Trueman’s book may be profitably read alongside Benjamin Storey and Jenna Silber Storey’s Why We Are Restless: On the Modern Quest for Contentment (reviewed here at PD by Adam Thomas). I confess I was a little skeptical at first that so much of our present predicament could be explained by a consideration of four French thinkers from the sixteenth through nineteenth centuries. But the Storeys drew me in completely, with a persuasive case that our modern restlessness springs from our inability to achieve happiness as “immanent contentment,” the teaching of Montaigne that we should live fully and completely in the present we know, rather than longing for a hereafter of which we can know little if anything. The Storeys present Pascal as Montaigne’s great critic, insisting on the efficacy of grace from a God who is largely hidden to us. And they give us Rousseau, making varied attempts to live authentically, from a politics that submerges the self to a life of solitude that exalts it. And finally they present Tocqueville, who sees in the emerging democracies of his time how much their emphasis on the individual threatens us with loneliness in a crowd rather than the comforts of community. Though this book has an apparatus of scholarly endnotes, I found it so beautifully written that I almost never turned to them, but simply kept reading.
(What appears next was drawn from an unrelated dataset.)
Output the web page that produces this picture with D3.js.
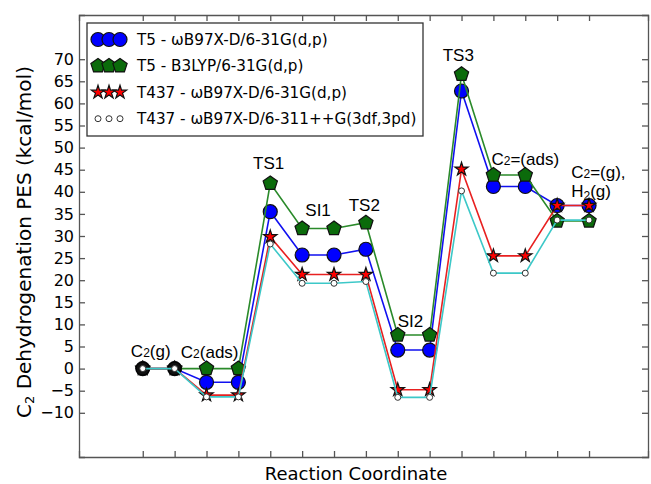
<!DOCTYPE html>
<html lang="en-us">
<meta charset="utf-8">
<head>
	<title>C2 dehydrogenation PES</title>
	<style>
	body { margin: 0; background: #fff; }
	.axis path, .axis line { stroke: #555; stroke-width: 1.3px; }
	.axis text { font: 16px "DejaVu Sans", sans-serif; fill: #000; }
	.lbl { font: 17px "Liberation Sans", Arial, sans-serif; fill: #000; }
	.leg { font: 15.2px "DejaVu Sans", sans-serif; fill: #000; }
	</style>
</head>
<body>
	<svg width="651" height="484"></svg>
	<script src="https://cdn.jsdelivr.net/npm/d3@7"></script>
	<script>

// reaction steps (index along the reaction coordinate)
var steps = d3.range(15);

var t5wb97 = [0, 0, -3.1, -3.1, 35.5, 25.7, 25.7, 27.0, 4.2, 4.2, 62.8, 41.2, 41.2, 36.9, 36.9];
var t5b3lyp = [0, 0, 0, 0, 41.9, 31.7, 31.7, 33.0, 7.6, 7.6, 66.6, 43.8, 43.8, 33.4, 33.4];
var t437wb97 = [0, 0, -6.0, -6.0, 29.8, 21.3, 21.3, 21.3, -4.8, -4.8, 45.1, 25.5, 25.5, 36.9, 36.9];
var t437big = [0, 0, -6.4, -6.4, 28.2, 19.3, 19.3, 19.7, -6.5, -6.5, 40.2, 21.6, 21.6, 33.6, 33.6];

// shared gas-phase reference points
var refSteps = [0, 1];
var refValues = [0, 0];

var yTicks = d3.range(-10, 71, 5);

var seriesNames = ["T5 - \u03c9B97X-D/6-31G(d,p)", "T5 - B3LYP/6-31G(d,p)",
                   "T437 - \u03c9B97X-D/6-31G(d,p)", "T437 - \u03c9B97X-D/6-311++G(3df,3pd)"];

// state labels: centre step and baseline (in kcal/mol)
var stateLabels = [
  {step: 0.25, y: 2.6, parts: ["C", "2", "(g)"]},
  {step: 2.1, y: 2.4, parts: ["C", "2", "(ads)"]},
  {step: 3.95, y: 45.2, parts: ["TS1", "", ""]},
  {step: 5.5, y: 34.5, parts: ["SI1", "", ""]},
  {step: 6.95, y: 35.7, parts: ["TS2", "", ""]},
  {step: 8.4, y: 9.4, parts: ["SI2", "", ""]},
  {step: 9.9, y: 69.6, parts: ["TS3", "", ""]},
  {step: 12.0, y: 46.1, parts: ["C", "2", "=(ads)"]}
];

var svg = d3.select("svg"),
    plotL = 79, plotR = 648, plotT = 15, plotB = 457;

var x = d3.scaleLinear().domain([-2, 15.85]).range([plotL, plotR]),
    y = d3.scaleLinear().domain([-20, 80]).range([plotB, plotT]);

var series = [
  {name: seriesNames[0], values: t5wb97, line: "#1010f0", fill: "#0000ff", shape: "circle", size: 7},
  {name: seriesNames[1], values: t5b3lyp, line: "#2a8a2a", fill: "#0b6b0b", shape: "pentagon", size: 7.5},
  {name: seriesNames[2], values: t437wb97, line: "#e82020", fill: "#ff0000", shape: "star", size: 7},
  {name: "ref", values: null},
  {name: seriesNames[3], values: t437big, line: "#3cc8c8", fill: "#ffffff", shape: "small", size: 3}
];

function pentagon(r) {
  var p = [];
  for (var k = 0; k < 5; k++) {
    var a = -Math.PI / 2 + k * 2 * Math.PI / 5;
    p.push([r * Math.cos(a), r * Math.sin(a)]);
  }
  return "M" + p.join("L") + "Z";
}

function markerPath(shape, r) {
  if (shape === "pentagon") return pentagon(r);
  if (shape === "star") return d3.symbol(d3.symbolStar, r * r / 0.89081)();
  return d3.symbol(d3.symbolCircle, Math.PI * r * r)();
}

function drawMarker(g, s, cx, cy) {
  g.append("path")
      .attr("transform", "translate(" + cx + "," + cy + ")")
      .attr("d", markerPath(s.shape, s.size))
      .attr("fill", s.fill)
      .attr("stroke", s.shape === "small" ? "#333" : "#111")
      .attr("stroke-width", s.shape === "small" ? 1 : 1.2);
}

var line = d3.line()
    .x(function(d, i) { return x(steps[i]); })
    .y(function(d) { return y(d); });

var plot = svg.append("g");

series.forEach(function(s) {
  if (s.values === null) {
    // black reference markers at the gas-phase start
    refSteps.forEach(function(st, i) {
      plot.append("circle")
          .attr("cx", x(st)).attr("cy", y(refValues[i]))
          .attr("r", 6.5)
          .attr("fill", "#111").attr("stroke", "#000");
    });
    return;
  }
  plot.append("path")
      .attr("d", line(s.values))
      .attr("fill", "none")
      .attr("stroke", s.line)
      .attr("stroke-width", 1.6);
  s.values.forEach(function(v, i) {
    drawMarker(plot, s, x(steps[i]), y(v));
  });
});

// frame and axes (ticks pointing inward)
svg.append("g").attr("class", "axis")
    .attr("transform", "translate(" + plotL + ",0)")
    .call(d3.axisLeft(y).tickValues(yTicks).tickSize(-6).tickPadding(5)
      .tickFormat(function(d) { return d < 0 ? "\u2212" + Math.abs(d) : d; }));

svg.append("g").attr("class", "axis")
    .attr("transform", "translate(" + plotR + ",0)")
    .call(d3.axisRight(y).tickValues(yTicks).tickSize(-6).tickFormat(""));

svg.append("g").attr("class", "axis")
    .attr("transform", "translate(0," + plotB + ")")
    .call(d3.axisBottom(x).tickValues(steps).tickSize(-6).tickFormat(""));

svg.append("g").attr("class", "axis")
    .attr("transform", "translate(0," + plotT + ")")
    .call(d3.axisTop(x).tickValues(steps).tickSize(-6).tickFormat(""));

svg.selectAll(".axis .domain").attr("stroke-width", 1.6);

// axis titles
var yl = svg.append("text")
    .attr("transform", "translate(31," + ((plotT + plotB) / 2 + 6) + ") rotate(-90)")
    .attr("text-anchor", "middle")
    .style("font", "20px 'DejaVu Sans', sans-serif");
yl.append("tspan").text("C");
yl.append("tspan").attr("font-size", "13px").attr("dy", 3).text("2");
yl.append("tspan").attr("dy", -3).text(" Dehydrogenation PES (kcal/mol)");

svg.append("text")
    .attr("x", 356)
    .attr("y", 480)
    .attr("text-anchor", "middle")
    .style("font", "18px 'DejaVu Sans', sans-serif")
    .text("Reaction Coordinate");

// state labels
stateLabels.forEach(function(l) {
  var t = svg.append("text").attr("class", "lbl")
      .attr("x", x(l.step))
      .attr("y", y(l.y))
      .attr("text-anchor", "middle");
  t.append("tspan").text(l.parts[0]);
  if (l.parts[1]) t.append("tspan").attr("font-size", "12px").text(l.parts[1]);
  if (l.parts[2]) t.append("tspan").text(l.parts[2]);
});

var last = svg.append("text").attr("class", "lbl")
    .attr("x", x(13.44)).attr("y", y(43.1));
last.append("tspan").text("C");
last.append("tspan").attr("font-size", "12px").text("2");
last.append("tspan").text("=(g),");
var last2 = svg.append("text").attr("class", "lbl")
    .attr("x", x(13.44)).attr("y", y(38.8));
last2.append("tspan").text("H");
last2.append("tspan").attr("font-size", "12px").attr("dy", 3).text("2");
last2.append("tspan").attr("dy", -3).text("(g)");

// legend
var legend = svg.append("g");
legend.append("rect")
    .attr("x", 87).attr("y", 23)
    .attr("width", 336).attr("height", 113)
    .attr("fill", "#fff").attr("stroke", "#333").attr("stroke-width", 1.3);

var legSeries = series.filter(function(s) { return s.values !== null; });
legSeries.forEach(function(s, i) {
  var cy = 39.5 + i * 26.4;
  [98, 109, 120].forEach(function(cx) {
    drawMarker(legend, s, cx, cy);
  });
  legend.append("text").attr("class", "leg")
      .attr("x", 137).attr("y", cy + 5.5)
      .text(s.name);
});

</script>
</body>
</html>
Before I close, I’ll mention other friends whose recent books I have noted in previous columns such as Zena Hitz (Lost in Thought), and Andrew T. Walker (Liberty for All) and Michael D. Breidenbach (Our Dear-Bought Liberty, the subject of a James Madison Program lecture on Zoom next week).
No, I don’t want my writing friends to stop. They have given me much to ponder, and I look forward to what they will all write next. With friends like these, I don’t need Captain Marco’s hit-or-miss approach. Something interesting is always on its way.